The proposal, which was agreed by the boards of directors of Hydro and Statoil on March 12 and 13, 2007, respectively, was backed by 1,658,902,169 Statoil shares, while 39,608 voted against the move. Since a two-thirds majority is required for the transaction, the merger was approved by Statoil. Hydro also approved the move, but did not give details.

Helge Lund, Statoil’s chief executive, said: We shall establish a new international energy company, based on the best of Norwegian competence and expertise. This is our mutual response to developments we see in the Norwegian and international energy markets.

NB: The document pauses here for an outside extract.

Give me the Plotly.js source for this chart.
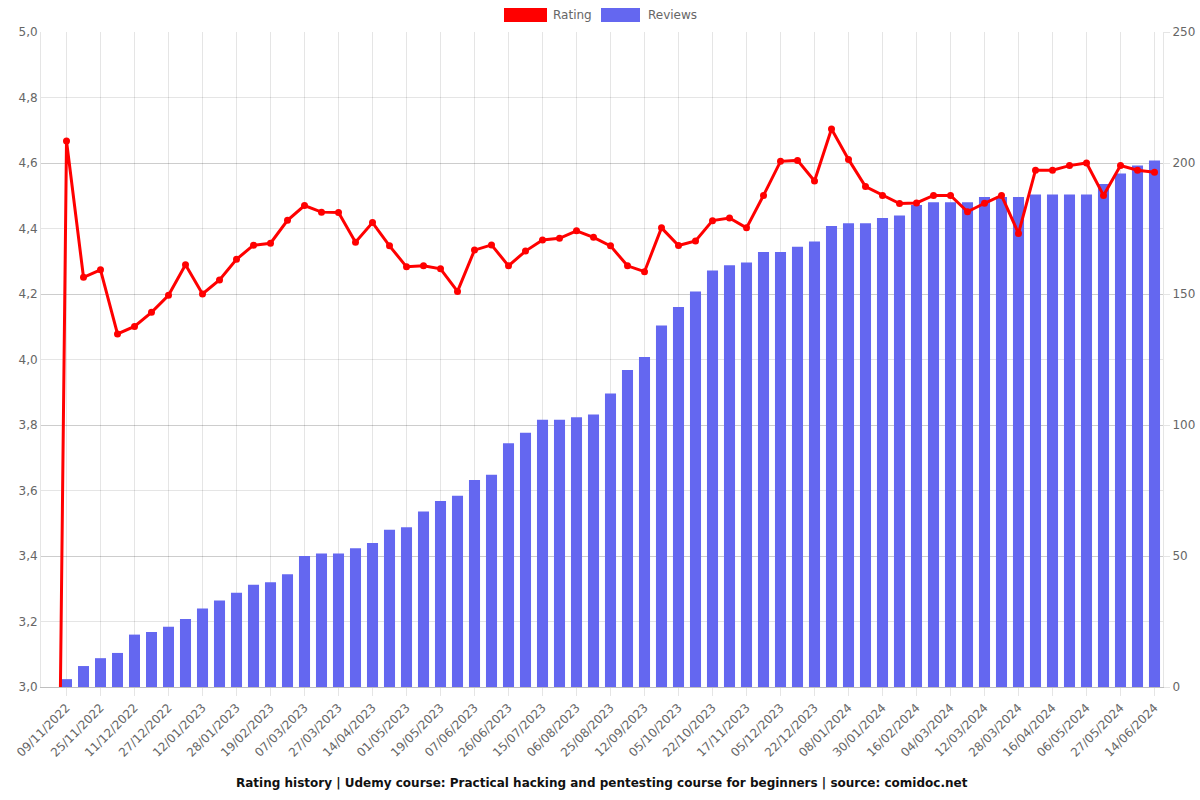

Statoil’s general meeting also approved a reduction in share capital of almost NOK50.4 million, by cancelling 5.86 million own shares, and buying-back 14.29 million shares from the Norwegian ministry of petroleum and energy for NOK2.44 billion.

The general meeting also approved to increase Statoil’s share capital by NOK2.6 billion from NOK5.4 billion to NOK 7.97 billion through the issuing over one billion shares with a nominal value of NOK2.50.

Meanwhile, Hydro’s extraordinary general meeting approved a capital reduction by cancellation of 21.6 million treasury shares and the redemption and cancellation of 16.9 million shares from the Norwegian state, leaving its 43.8% ownership interest unchanged.

Following the capital reduction and the repurchase of own shares in the market that was also approved, Hydro will at the time of the completion of the merger have 1.2 billion issued shares. The merger will be effective from October 1, 2007, after which time, Hydro will continue as focused aluminum and power player with global reach.